UDocker Containers
Availability of udocker containers directly on CVMFS read-only filesystem in order to speedup their use and improve reproducibility, reliability and avoid interferences between calls, we will try to optimize compilations when ever possible. This containers can be used directly or run an user command throught a wrapper script.
The container technology is a conveniente way to provide stable software environments or to install them on situations where the configuration is complex or impossible. For example, the tensorflow framework is normally very hard to install on CentOS 7.x systems as found on our worknodes.

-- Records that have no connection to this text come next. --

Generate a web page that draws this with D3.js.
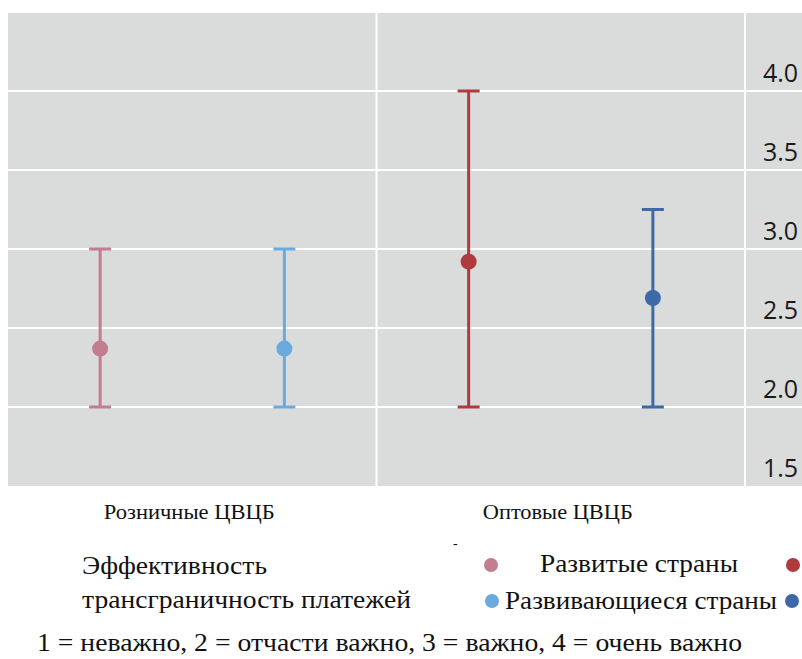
<!DOCTYPE html>
<html>
<head>
<meta charset="utf-8">
<script src="https://cdn.jsdelivr.net/npm/d3@7"></script>
<style>
  body { margin: 0; background: #fff; }
  svg { display: block; }
  .serif { font-family: "Liberation Serif", "Tinos", "Times New Roman", Times, "DejaVu Serif", "Noto Serif", serif; fill: #111; }
</style>
</head>
<body>
<div id="chart"></div>
<script>
// groups on the x axis and the two series inside each group
var groups = ["Розничные ЦВЦБ", "Оптовые ЦВЦБ"];
var series = ["Развитые страны", "Развивающиеся страны"];

// mean, low, high per group, per series
var means = [[2.37, 2.37], [2.92, 2.69]];
var lows  = [[2.0, 2.0], [2.0, 2.0]];
var highs = [[3.0, 3.0], [4.0, 3.25]];

var yTicks = [1.5, 2.0, 2.5, 3.0, 3.5, 4.0];
var colors = [["#c27d8f", "#6aaade"], ["#b03a3e", "#3d69a8"]];

var W = 802, H = 659;
var plot = { left: 8, right: 802, top: 13, bottom: 486, bandEnd: 745 };

var svg = d3.select("#chart").append("svg")
    .attr("width", W)
    .attr("height", H);

var y = d3.scaleLinear().domain([1.5, 4.5]).range([plot.bottom, plot.bottom - 6 * 79]);
var x = d3.scaleBand().domain(groups).range([plot.left, plot.bandEnd]);
var xs = d3.scaleBand().domain(series).range([0, x.bandwidth()]);

// grey plot background
svg.append("rect")
    .attr("x", plot.left)
    .attr("y", plot.top)
    .attr("width", plot.right - plot.left)
    .attr("height", plot.bottom - plot.top)
    .attr("fill", "#dadbdb");

// horizontal grid
svg.append("g")
    .selectAll("line")
    .data(yTicks.filter(function(d) { return d > 1.5; }))
    .enter().append("line")
    .attr("x1", plot.left)
    .attr("x2", plot.right)
    .attr("y1", function(d) { return y(d); })
    .attr("y2", function(d) { return y(d); })
    .attr("stroke", "#fff")
    .attr("stroke-width", 2);

// vertical separators between groups and before the axis labels
svg.append("g")
    .selectAll("line")
    .data(groups.slice(1).map(function(g) { return x(g); }).concat([plot.bandEnd]))
    .enter().append("line")
    .attr("x1", function(d) { return d; })
    .attr("x2", function(d) { return d; })
    .attr("y1", plot.top)
    .attr("y2", plot.bottom)
    .attr("stroke", "#fff")
    .attr("stroke-width", 2);

// y axis labels (on the right side, sitting above their gridlines)
var yAxis = d3.axisRight(y).tickValues(yTicks).tickFormat(d3.format(".1f")).tickSize(0);
var ax = svg.append("g")
    .attr("transform", "translate(" + (plot.bandEnd + 18) + ",0)")
    .call(yAxis);
ax.select(".domain").remove();
ax.selectAll("text")
    .attr("x", 0)
    .attr("dy", "-0.4em")
    .style("font-family", "'Open Sans', sans-serif")
    .style("font-size", "25px")
    .attr("fill", "#1a1a1a");

// error bars and points
groups.forEach(function(g, gi) {
    series.forEach(function(s, si) {
        var cx = x(g) + xs(s) + xs.bandwidth() / 2;
        var c = colors[gi][si];
        var grp = svg.append("g");
        grp.append("line")
            .attr("x1", cx).attr("x2", cx)
            .attr("y1", y(lows[gi][si])).attr("y2", y(highs[gi][si]))
            .attr("stroke", c).attr("stroke-width", 3);
        [lows[gi][si], highs[gi][si]].forEach(function(v) {
            grp.append("line")
                .attr("x1", cx - 11).attr("x2", cx + 11)
                .attr("y1", y(v)).attr("y2", y(v))
                .attr("stroke", c).attr("stroke-width", 3);
        });
        grp.append("circle")
            .attr("cx", cx).attr("cy", y(means[gi][si]))
            .attr("r", 8)
            .attr("fill", c);
    });
});

// text helper, squeezes text to a measured width
function txt(s, tx, ty, size, len) {
    var t = svg.append("text")
        .attr("class", "serif")
        .attr("x", tx).attr("y", ty)
        .style("font-size", size + "px")
        .text(s);
    if (len) t.attr("textLength", len).attr("lengthAdjust", "spacingAndGlyphs");
    return t;
}

// category labels under the plot, centred on each band
var catWidths = [171, 150];
groups.forEach(function(g, i) {
    txt(g, x(g) + x.bandwidth() / 2 - 3, 519, 22, catWidths[i])
        .attr("text-anchor", "middle");
});

// legend block
txt("Эффективность", 82, 574, 26, 185);
txt("трансграничность платежей", 82, 608, 26, 329);
txt("-", 453, 548, 14);

txt(series[0], 540, 572, 26, 198);
txt(series[1], 505, 609, 26, 272);

var legendDots = [
    [491, 565, colors[0][0]], [793, 565, colors[1][0]],
    [492, 601, colors[0][1]], [792, 601, colors[1][1]]
];
svg.append("g")
    .selectAll("circle")
    .data(legendDots)
    .enter().append("circle")
    .attr("cx", function(d) { return d[0]; })
    .attr("cy", function(d) { return d[1]; })
    .attr("r", 7)
    .attr("fill", function(d) { return d[2]; });

txt("1 = неважно, 2 = отчасти важно, 3 = важно, 4 = очень важно", 37, 651, 26, 705);
</script>
</body>
</html>
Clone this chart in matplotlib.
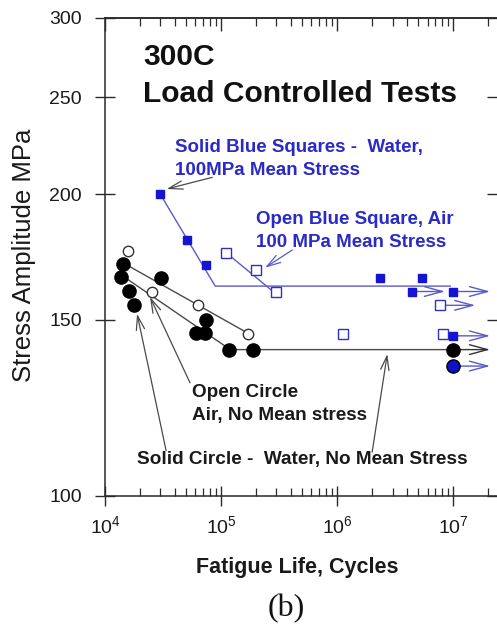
import matplotlib
matplotlib.use('Agg')
import matplotlib.pyplot as plt
from matplotlib.ticker import FixedLocator, NullLocator, LogLocator, NullFormatter

plt.rcParams['font.family'] = ['Liberation Sans', 'DejaVu Sans']
plt.rcParams['mathtext.fontset'] = 'custom'
plt.rcParams['mathtext.rm'] = 'Liberation Sans'
plt.rcParams['mathtext.it'] = 'Liberation Sans:italic'
plt.rcParams['mathtext.bf'] = 'Liberation Sans:bold'

# ---------------- data ----------------
# Solid blue squares: water, 100 MPa mean stress
water_mean_N = [3.0e4, 5.1e4, 7.4e4, 2.35e6, 5.4e6, 4.4e6, 1.0e7, 1.0e7]
water_mean_S = [200, 180, 170, 165, 165, 160, 160, 144.5]
# Open blue squares: air, 100 MPa mean stress
air_mean_N = [1.1e5, 2.0e5, 3.0e5, 1.12e6, 7.7e6, 8.2e6]
air_mean_S = [175, 168, 160, 145, 155, 145]
# Solid black circles: water, no mean stress
water_N = [1.43e4, 1.37e4, 1.61e4, 1.78e4, 3.04e4, 7.4e4, 6.1e4, 7.3e4, 1.17e5, 1.89e5, 1.0e7]
water_S = [170.4, 165.4, 160.2, 155.1, 165, 150, 145.5, 145.5, 140, 140, 140]
# Blue filled circle (runout)
blue_circle_N = [1.0e7]
blue_circle_S = [134.8]
# Open circles: air, no mean stress
air_N = [1.58e4, 2.54e4, 6.3e4, 1.71e5]
air_S = [175.7, 160, 155, 145]

# Fit lines
fit_water_mean_N = [3.0e4, 8.9e4, 9.4e6]
fit_water_mean_S = [200, 162, 162]
fit_air_mean_N = [1.1e5, 3.2e5]
fit_air_mean_S = [175, 158]
fit_air_N = [1.55e4, 1.68e5]
fit_air_S = [170, 145.5]
fit_water_N = [1.4e4, 1.2e5, 1.0e7]
fit_water_S = [166, 140, 140]

# Runouts: start N, S, end N, colour key
runout_N = [4.4e6, 1.0e7, 7.7e6, 1.0e7, 1.0e7, 1.0e7]
runout_S = [160, 160, 155, 144.5, 140, 134.8]
runout_end = [8.5e6, 2.08e7, 1.55e7, 2.08e7, 2.08e7, 2.08e7]
runout_kind = ['b', 'b', 'b', 'b', 'k', 'b']

x_ticks = [1e4, 1e5, 1e6, 1e7]
x_tick_labels = ['$10^{4}$', '$10^{5}$', '$10^{6}$', '$10^{7}$']
y_ticks = [100, 150, 200, 250, 300]
y_tick_labels = ['100', '150', '200', '250', '300']

BLUE = '#1414d2'
BLUE_TXT = '#2a2ac6'
BLUE_LINE = '#5a5ac8'
GRAY = '#4a4a4a'
AX = '#2a2a2a'

W, H = 497, 626
fig = plt.figure(figsize=(W / 100, H / 100), dpi=100)
ax = fig.add_axes([105 / W, 130 / H, 392 / W, 478 / H])
ax.set_xscale('log')
ax.set_yscale('log')
ax.set_xlim(1e4, 10 ** (4 + 392 / 116.1))
ax.set_ylim(100, 300)

for s in ['left', 'bottom', 'top']:
    ax.spines[s].set_color(AX)
    ax.spines[s].set_linewidth(1.1)
ax.spines['right'].set_visible(False)

ax.xaxis.set_major_locator(FixedLocator(x_ticks))
ax.set_xticklabels(x_tick_labels)
ax.xaxis.set_minor_locator(LogLocator(base=10, subs=range(2, 10)))
ax.xaxis.set_minor_formatter(NullFormatter())
ax.yaxis.set_major_locator(FixedLocator(y_ticks))
ax.set_yticklabels(y_tick_labels)
ax.yaxis.set_minor_locator(NullLocator())

ax.tick_params(axis='both', which='major', direction='inout', length=15, width=1.0,
               color=AX, labelsize=14, labelcolor='#1a1a1a', pad=9,
               top=False, right=True)
ax.tick_params(axis='x', which='minor', direction='in', length=6, width=0.9,
               color=AX, top=False)
ax.tick_params(axis='x', which='major', pad=6)

# top axis: inward ticks only
sec = ax.secondary_xaxis('top')
sec.xaxis.set_major_locator(FixedLocator(x_ticks))
sec.xaxis.set_minor_locator(LogLocator(base=10, subs=range(2, 10)))
sec.xaxis.set_major_formatter(NullFormatter())
sec.xaxis.set_minor_formatter(NullFormatter())
sec.tick_params(which='major', direction='in', length=9, width=1.0, color=AX)
sec.tick_params(which='minor', direction='in', length=6, width=0.9, color=AX)
sec.spines['top'].set_color(AX)
sec.spines['top'].set_linewidth(1.1)

# fit lines
ax.plot(fit_water_mean_N, fit_water_mean_S, color=BLUE_LINE, lw=1.0, zorder=2)
ax.plot(fit_air_mean_N, fit_air_mean_S, color=BLUE_LINE, lw=1.0, zorder=2)
ax.plot(fit_air_N, fit_air_S, color=GRAY, lw=1.0, zorder=2)
ax.plot(fit_water_N, fit_water_S, color=GRAY, lw=1.0, zorder=2)

# runout arrows
for n0, s0, n1, k in zip(runout_N, runout_S, runout_end, runout_kind):
    c = BLUE_LINE if k == 'b' else '#333333'
    ax.annotate('', xy=(n1, s0), xytext=(n0, s0),
                arrowprops=dict(arrowstyle='->,head_length=1.3,head_width=0.35',
                                color=c, lw=1.0, shrinkA=0, shrinkB=0), zorder=2)

# markers
ax.plot(water_mean_N, water_mean_S, 's', color=BLUE, ms=5.5, mec=BLUE, ls='none', zorder=4)
ax.plot(air_mean_N, air_mean_S, 's', mfc='white', mec='#3030c8', mew=1.0, ms=7.5, ls='none', zorder=3)
ax.plot(water_N, water_S, 'o', color='black', ms=9.5, ls='none', zorder=4)
ax.plot(blue_circle_N, blue_circle_S, 'o', mfc='#1010c8', mec='black', mew=1.0, ms=9.5, ls='none', zorder=4)
ax.plot(air_N, air_S, 'o', mfc='white', mec='#333333', mew=1.0, ms=7.5, ls='none', zorder=3)

# annotation arrows (pointer lines)
ap = dict(arrowstyle='->,head_length=1.0,head_width=0.3', color=GRAY, lw=0.9,
          shrinkA=0, shrinkB=0)
ax.annotate('', xy=(3.4e4, 202.5), xytext=(8.4e4, 208), arrowprops=ap)
ax.annotate('', xy=(2.39e5, 169), xytext=(4.1e5, 176),
            arrowprops=dict(ap, color=BLUE_LINE))
ax.annotate('', xy=(2.44e4, 158), xytext=(5.4e4, 129.7), arrowprops=ap)
ax.annotate('', xy=(1.89e4, 152), xytext=(3.36e4, 111), arrowprops=ap)
ax.annotate('', xy=(2.7e6, 138.6), xytext=(2.0e6, 110.6), arrowprops=ap)

def ft(x, y, s, **kw):
    fig.text(x / W, 1 - y / H, s, va='baseline', **kw)

ft(143, 65, '300C', fontsize=21.6, fontweight='bold', color='#111111')
ft(143, 102, 'Load Controlled Tests', fontsize=21.6, fontweight='bold', color='#111111')
ft(175, 152, 'Solid Blue Squares -  Water,', fontsize=13.5, fontweight='bold', color=BLUE_TXT)
ft(175, 175, '100MPa Mean Stress', fontsize=13.5, fontweight='bold', color=BLUE_TXT)
ft(256, 224, 'Open Blue Square, Air', fontsize=13.5, fontweight='bold', color=BLUE_TXT)
ft(256, 247, '100 MPa Mean Stress', fontsize=13.5, fontweight='bold', color=BLUE_TXT)
ft(192, 397, 'Open Circle', fontsize=13.6, fontweight='bold', color='#1a1a1a')
ft(192, 420, 'Air, No Mean stress', fontsize=13.6, fontweight='bold', color='#1a1a1a')
ft(137, 464, 'Solid Circle -  Water, No Mean Stress', fontsize=13.7, fontweight='bold', color='#1a1a1a')

fig.text(24 / W, 1 - 255 / H, 'Stress Amplitude MPa', rotation=90, ha='center', va='center',
         fontsize=18.5, color='#1a1a1a')
ft(297, 573, 'Fatigue Life, Cycles', ha='center', fontsize=15.5, fontweight='bold', color='#1a1a1a')
fig.text(286 / W, 1 - 609 / H, '(b)', ha='center', va='center', fontsize=23,
         family=['Liberation Serif', 'DejaVu Serif'], color='#111111')

fig.savefig('out.png', dpi=100)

Available containers on CVMFS
Environment | Target Arch. | Arch. Optimizations | Container SO | Applications |
---|---|---|---|---|
udoker/tensorflow/cpu/2.4.1 | Epyc_7501, Epyc_7552 | AVX AVX2 FMA | Ubuntu 18.04 | tensorflow-2.4.1 keras-2.43 pandas-1.1.5 madminer-0.8.0 numpy-1.19.5 scipy-1.5.4 |
udocker/tensorflow/gpu/2.4.1 | Epyc_7552 | AVX AVX2 FMA | Ubuntu 18.04 | CUDA-11.2 tensorflow-2.4.1 keras-2.43 pandas-1.1.5 madminer-0.8.0 numpy-1.19.5 scipy-1.5.4 |
How to use the udocker containers
The containers are meant to be run on workernodes, they will not work on the login servers, launch a batch job or start an interactive session. Note also that the gpu partition is the only one providing GPU devices.
Load environment
Load the appropriate environment, for exemple udocker/tensorflow/gpu/2.4.1:
$ module load udocker/tensorflow/gpu/2.4.1
This will configure the udocker environment and made available the wrapper u_wrapper used to start the container. When the container is started throught the wrapper the /tmp and the user working directory is imported into the container.
Execute a command
Now we can run any command using the wrapper, for example:
$ u_wrapper nvidia-smi -L
******************************************************************************
* *
* STARTING 2bcfad7b-1750-3fb8-9fb1-74acdf4e869e *
* *
******************************************************************************
executing: bash
GPU 0: Tesla T4 (UUID: GPU-8cce58c9-f3f7-839c-50f9-63e21f042152)
GPU 1: Tesla T4 (UUID: GPU-1f698e19-a902-2e73-0a54-44e02fa9c8ee)
Execute an interactive shell
We can run an interactive shell, as long we acquire and interactive allocation:
$ u_wrapper bash -i
******************************************************************************
* *
* STARTING 2bcfad7b-1750-3fb8-9fb1-74acdf4e869e *
* *
******************************************************************************
executing: bash
________ _______________
___ __/__________________________________ ____/__ /________ __
__ / _ _ \_ __ \_ ___/ __ \_ ___/_ /_ __ /_ __ \_ | /| / /
_ / / __/ / / /(__ )/ /_/ / / _ __/ _ / / /_/ /_ |/ |/ /
/_/ \___//_/ /_//____/ \____//_/ /_/ /_/ \____/____/|__/
You are running this container as user with ID 5800002 and group 5800000,
which should map to the ID and group for your user on the Docker host. Great!
tf-docker ~ >
Example of a complete job script
We will run a Deep Learning example.
Get the python script run.py and create a submit script as follow:
$ cat dl.sh
#!/bin/bash
#SBATCH -p gpu
#SBATCH --gres=gpu
#SBATCH --mem=45G
module load udocker/tensorflow/gpu/2.4.1
u_wrapper python run.py
Next, launch the script and wait for completion, once it start to run it should be very fast, about 10 seconds.
$ sbatch dl.sh
Submitted batch job 1435321
$ squeue
JOBID PARTITION NAME USER ST TIME NODES NODELIST(REASON)
1435321 gpu dl.sh username R 0:01 1 hpc062
$ ls -l
-rwxr-----+ 1 username usergroup 409 May 25 21:06 dl.sh
-rw-r-----+ 1 username usergroup 1417 May 25 20:49 run.py
-rw-r-----+ 1 username usergroup 17034 May 25 21:06 slurm-1435321.out
The output file should be something like the file slurm-1435321.out.